Monday, February 20, 2012

What Jack Bauer Taught Me About Creating Compelling Characters

Anyone out there remember Jack Bauer? 24? It was - and is - only the greatest television show of all time.

I'll gush for a moment: I'm a total 24 addict. I was since the beginning of the first episode, and I continued to transform into full-blown fanboy geek by the time Fox aired the last episode of the eighth season. I own every DVD set including 24: Redemption - the made-for-TV movie, along with various comic books, graphic novels, soundtracks, TV Guides, and anything else that had to do with Jack Bauer, 24, or anything in the realm of those two things.

I was obsessed. I'll admit it. Still am a bit. A man crush? Maybe. I'm not ashamed.

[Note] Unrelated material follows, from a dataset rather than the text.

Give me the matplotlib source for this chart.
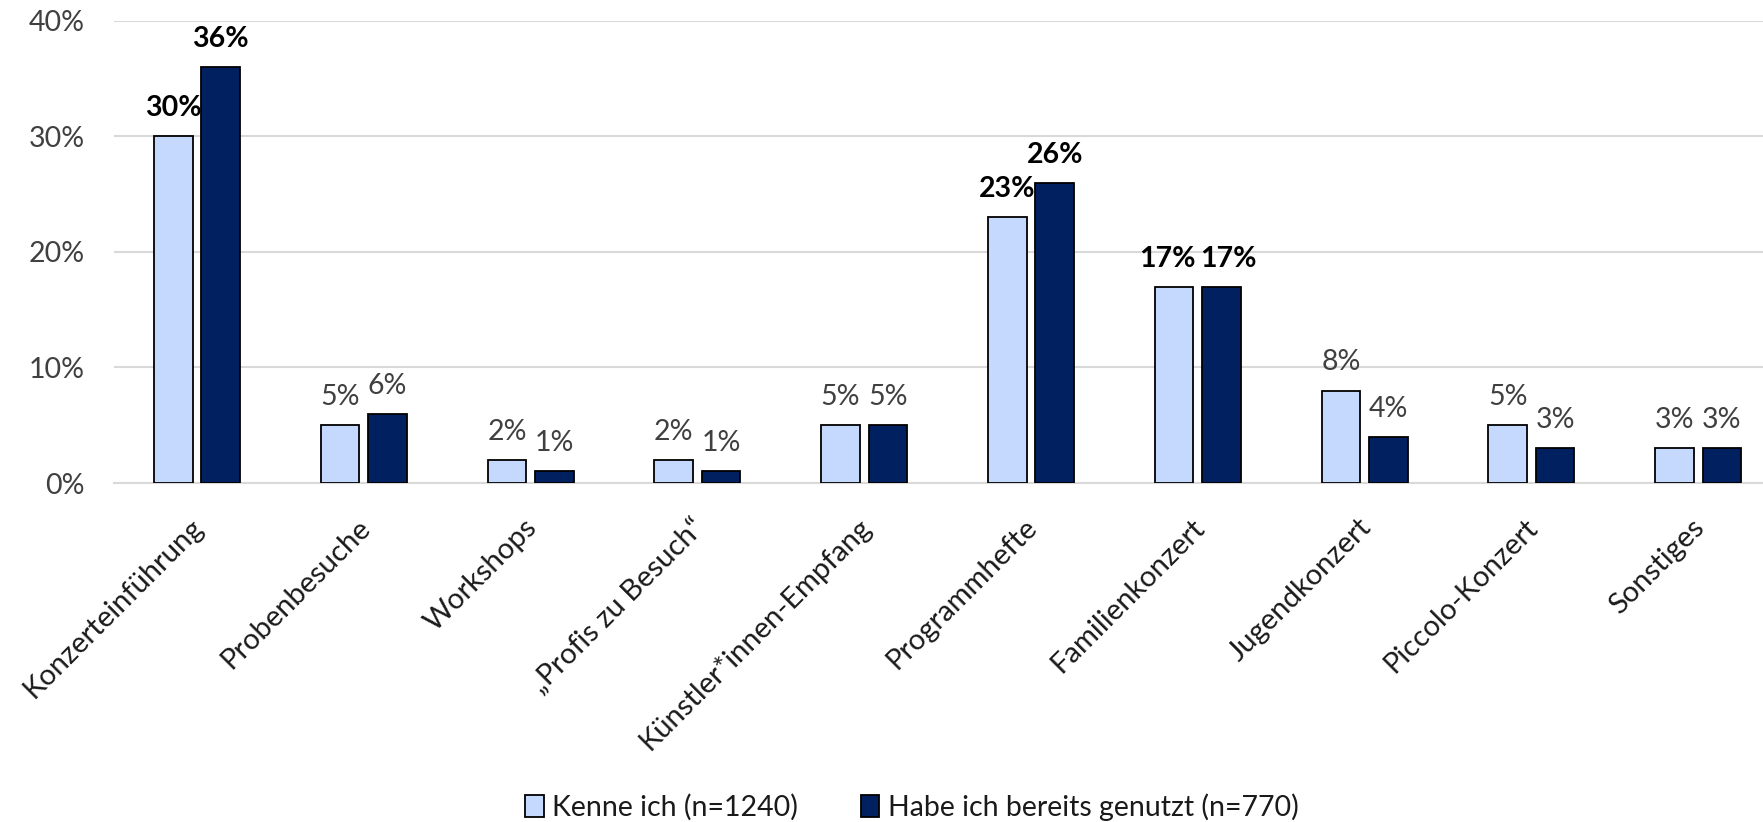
import matplotlib
matplotlib.use("Agg")
import matplotlib.pyplot as plt
import matplotlib.transforms as mtransforms
import numpy as np

categories = ["Konzerteinführung", "Probenbesuche", "Workshops", "\u201eProfis zu Besuch\u201c",
              "Künstler*innen-Empfang", "Programmhefte", "Familienkonzert", "Jugendkonzert",
              "Piccolo-Konzert", "Sonstiges"]
kenne = [30, 5, 2, 2, 5, 23, 17, 8, 5, 3]
genutzt = [36, 6, 1, 1, 5, 26, 17, 4, 3, 3]
series_names = ["Kenne ich (n=1240)", "Habe ich bereits genutzt (n=770)"]
yticks = [0, 10, 20, 30, 40]

plt.rcParams['font.family'] = ['Lato', 'DejaVu Sans']

W, H = 1763, 822
fig = plt.figure(figsize=(W / 100, H / 100), dpi=100)
ax = fig.add_axes([113.6 / W, 1 - 483 / H, 1668 / W, (483 - 21) / H])

x = np.arange(len(categories))
bw = 0.232
off = 0.142
c_light = "#c5d9ff"
c_dark = "#002060"
b1 = ax.bar(x - off, kenne, bw, color=c_light, edgecolor="black", linewidth=1.3, zorder=3,
            label=series_names[0])
b2 = ax.bar(x + off, genutzt, bw, color=c_dark, edgecolor="black", linewidth=1.3, zorder=3,
            label=series_names[1])

texts = []
for bars, vals in ((b1, kenne), (b2, genutzt)):
    row = []
    for rect, v in zip(bars, vals):
        bold = v >= 15
        t = ax.annotate(f"{v}%", (rect.get_x() + rect.get_width() / 2, v),
                        xytext=(0, 14.5), textcoords="offset points", ha="center", va="baseline",
                        fontsize=20.5, fontweight="bold" if bold else "normal",
                        color="black" if bold else "#404040")
        row.append(t)
    texts.append(row)

ax.set_xlim(-0.5, len(categories) - 0.5)
ax.set_ylim(0, 40)
ax.set_yticks(yticks)
ax.set_yticklabels([f"{t}%" for t in yticks], fontsize=20.5, color="#404040")
ax.yaxis.grid(True, color="#d9d9d9", linewidth=1.5, zorder=0)
ax.set_axisbelow(True)
for s in ["top", "right", "left"]:
    ax.spines[s].set_visible(False)
ax.spines["bottom"].set_color("#d9d9d9")
ax.spines["bottom"].set_linewidth(1.5)
ax.tick_params(axis="y", length=0, pad=21)
ax.tick_params(axis="x", length=0, pad=0)
ax.set_xticks(x)
ax.set_xticklabels(categories, rotation=45, ha="right", va="baseline", rotation_mode="anchor",
                   fontsize=21, color="#1a1a1a")
shift = mtransforms.ScaledTranslation(0.08, -0.46, fig.dpi_scale_trans)
for lab in ax.get_xticklabels():
    lab.set_transform(lab.get_transform() + shift)

fig.legend(handles=[b1, b2], labels=series_names, loc="center",
           bbox_to_anchor=(912 / W, 1 - 807 / H), ncol=2, frameon=False,
           fontsize=20.5, handlelength=0.65, handleheight=0.85, handletextpad=0.3,
           columnspacing=2.2, labelcolor="#1a1a1a")

# push apart adjacent value labels that would touch
fig.canvas.draw()
r = fig.canvas.get_renderer()
for t1, t2 in zip(texts[0], texts[1]):
    bb1 = t1.get_window_extent(r)
    bb2 = t2.get_window_extent(r)
    if bb1.y1 > bb2.y0 and bb2.y1 > bb1.y0:
        ov = bb1.x1 - bb2.x0 + 5
        if ov > 0:
            x1, y1 = t1.xyann
            x2, y2 = t2.xyann
            t1.xyann = (x1 - ov / 2 * 0.72, y1)
            t2.xyann = (x2 + ov / 2 * 0.72, y2)

fig.savefig("out.png", dpi=100)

Jack Bauer become my all-time favorite character...of all time. Of every book, comic book, television series and movie I ever subjected myself to in my lifetime, the character of Jack Bauer enthralled me more than any other.

Why?

Because his character was compelling. His character was edgy, tragic, heroic. The character of Jack Bauer fell somewhere in the gray area of morals and ethics. He did things he didn't want to do because he knew he had to do them if he wanted to succeed in his mission in keeping the world - and his home/family - safe and secure.

Jack Bauer tortures his brother, Graem.
Jack was an antihero of sorts. He rebelled against convention, he went up against the powers-that-be to unveil corruption at its vilest, and he risked the few for the many. He wrestled with the demons of his wife's death, he went up against his own brother and father who were corrupt, he killed an innocent government agent to appease a terrorist - and to save hundreds of people. He made the tough decisions you and I hope we never have to face in our lifetime. He wasn't just a good government/rogue agent - he was an effective agent. He got results, and didn't care what had to be done to achieve those results.

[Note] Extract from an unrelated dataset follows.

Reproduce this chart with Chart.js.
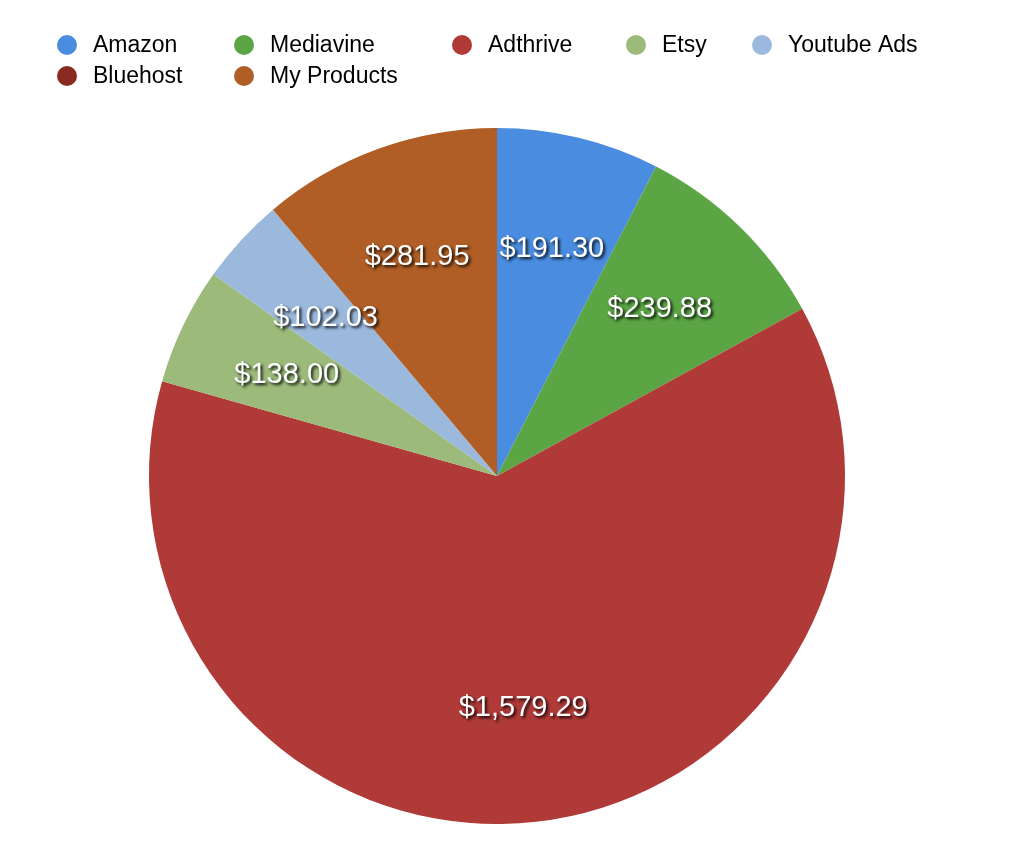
<!DOCTYPE html>
<html><head><meta charset="utf-8">
<script src="https://cdn.jsdelivr.net/npm/chart.js@4/dist/chart.umd.min.js"></script>
<style>html,body{margin:0;padding:0;background:#fff}#w{width:1024px;height:866px}</style>
</head><body><div id="w"><canvas id="c"></canvas></div>
<script>
const categories = ["Amazon","Mediavine","Adthrive","Etsy","Youtube Ads","Bluehost","My Products"];
const values = [191.30, 239.88, 1579.29, 138.00, 102.03, 0, 281.95];
const labels = ["$191.30","$239.88","$1,579.29","$138.00","$102.03","","$281.95"];
const colors = ["#4a8de0","#5ba545","#b03a37","#9cbb7b","#9bb9dc","#8a2b22","#b05e25"];

const legendPos = [[67,45],[244,45],[462,45],[636,45],[762,45],[67,76],[244,76]];
const legendPlugin = {
  id:'lgd',
  afterDraw(chart){
    const ctx = chart.ctx;
    ctx.save();
    ctx.font = '23px "Liberation Sans", Arial, sans-serif';
    ctx.textBaseline='middle'; ctx.textAlign='left';
    categories.forEach((c,i)=>{
      const [x,y] = legendPos[i];
      ctx.beginPath(); ctx.arc(x,y,10,0,Math.PI*2);
      ctx.fillStyle=colors[i]; ctx.fill();
      ctx.fillStyle='#000'; ctx.fillText(c, x+26, y+1);
    });
    ctx.restore();
  }
};

const labelPlugin = {
  id:'lbl',
  afterDatasetsDraw(chart){
    const ctx = chart.ctx;
    chart.getDatasetMeta(0).data.forEach((arc,i)=>{
      if(!labels[i]) return;
      const a = (arc.startAngle+arc.endAngle)/2;
      const r = arc.outerRadius*0.67;
      const x = arc.x + Math.cos(a)*r, y = arc.y + Math.sin(a)*r;
      ctx.save();
      ctx.font = '29px "Liberation Sans", Arial, sans-serif';
      ctx.textAlign='center'; ctx.textBaseline='middle';
      ctx.shadowColor='rgba(0,0,0,0.9)'; ctx.shadowOffsetX=2; ctx.shadowOffsetY=2; ctx.shadowBlur=3;
      ctx.fillStyle='#fff';
      ctx.fillText(labels[i], x, y);
      ctx.restore();
    });
  }
};

new Chart(document.getElementById('c'), {
  type:'pie',
  data:{labels:categories, datasets:[{data:values, backgroundColor:colors, borderWidth:0}]},
  options:{
    responsive:true, maintainAspectRatio:false, animation:false,
    layout:{padding:{top:128,bottom:42,left:0,right:30}},
    plugins:{ tooltip:{enabled:false}, legend:{display:false} }
  },
  plugins:[labelPlugin, legendPlugin]
});
</script></body></html>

His character helped me in my own writing ventures. When I realized that 'good' characters aren't always good, it dawned on me that I had been raised to believe otherwise: good is good, bad is bad. There are definite boundaries that define the difference between the two, but when you're fighting terrorism at the level Jack was, where the bad guys don't play fair, where the lives of innocent people are on the line, a simple moral/ethic rulebook can't be followed. It has to be thrown out. One man - Jack Bauer - was there to save the day, save the world, even if he had to sacrifice part of himself and/or his relationships in the process.

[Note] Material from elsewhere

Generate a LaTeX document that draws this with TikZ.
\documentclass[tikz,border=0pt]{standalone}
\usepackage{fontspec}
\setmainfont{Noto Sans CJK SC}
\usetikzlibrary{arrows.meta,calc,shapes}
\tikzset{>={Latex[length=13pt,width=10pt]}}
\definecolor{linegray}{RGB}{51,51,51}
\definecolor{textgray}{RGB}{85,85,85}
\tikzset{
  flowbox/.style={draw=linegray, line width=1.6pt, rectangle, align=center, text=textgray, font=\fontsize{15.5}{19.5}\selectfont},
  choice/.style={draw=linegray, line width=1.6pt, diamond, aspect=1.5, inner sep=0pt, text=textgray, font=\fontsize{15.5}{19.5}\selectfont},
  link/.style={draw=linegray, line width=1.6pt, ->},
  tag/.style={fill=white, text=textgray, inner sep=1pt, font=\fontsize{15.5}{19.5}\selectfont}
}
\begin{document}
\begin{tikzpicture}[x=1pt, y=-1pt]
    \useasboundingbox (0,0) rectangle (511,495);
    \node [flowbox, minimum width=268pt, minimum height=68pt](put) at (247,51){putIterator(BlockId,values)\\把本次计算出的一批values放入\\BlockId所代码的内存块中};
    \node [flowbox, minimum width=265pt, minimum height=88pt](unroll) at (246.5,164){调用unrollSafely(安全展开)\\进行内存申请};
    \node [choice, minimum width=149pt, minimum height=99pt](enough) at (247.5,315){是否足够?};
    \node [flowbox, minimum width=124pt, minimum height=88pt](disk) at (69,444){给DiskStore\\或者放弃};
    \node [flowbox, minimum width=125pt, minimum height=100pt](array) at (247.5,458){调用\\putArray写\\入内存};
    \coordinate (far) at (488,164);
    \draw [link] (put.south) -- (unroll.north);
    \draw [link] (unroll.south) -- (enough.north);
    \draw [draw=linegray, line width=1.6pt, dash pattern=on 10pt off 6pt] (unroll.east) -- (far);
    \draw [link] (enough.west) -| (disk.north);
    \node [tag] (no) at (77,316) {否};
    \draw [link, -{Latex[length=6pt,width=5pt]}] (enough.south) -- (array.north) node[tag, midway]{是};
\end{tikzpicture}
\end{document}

Jack holds up a gas station - and takes a terrorist hostage!
Jack's character inspired me and helped influence some of the behavior of my own character, David Corbin, an ex-hero from my young adult, scifi-fantasy novel series. In one particular scene taken from Lost Birth, the second novel in the series, David, through a chain of events, finds himself in a jewelry store where the object he's been searching for - a necklace that is said to unlock an ancient timepiece that can save the world - is located. The cops and mall security are on him, and so he does the only thing he can faced with his impossible circumstances: he takes one of the jewelry store employees hostage. (My inspiration from this scene came from Jack's own actions in Season 4, episodes 3 and 4, when he holds up a gas station and takes hostages to buy himself time to catch some terrorists.) In doing so, David puts the jewelry store employee's life at risk, and in the end, his choice has tragic consequences.

I love characters like this. Characters who go beyond convention. Characters who aren't always fighting the bad guy with the twirling mustache, but are also fighting the everyday citizens who want to make the hero's day worse, fighting the demons within, fighting the very stereotype of what a hero is supposed to be.

Jack Bauer opened my eyes to the full potential my own characters can have. And even though 24 isn't airing on television anymore, he'll always be somewhere near my writing desk, adding to my muse.

2 comments:

Tiffany said...

It's really cool that you have one big inspiration like that. I don't really have one favorite character. I just have a confused jumble of many characters from the hundreds of things I've watched and read. I've heard of 24, but I've never seen it. Now I think I wanna give it a try.

Unknown said...

You should definitely give the show a try, Tiffany. You'll get sucked in with season 1, episode 1 and you'll never look back.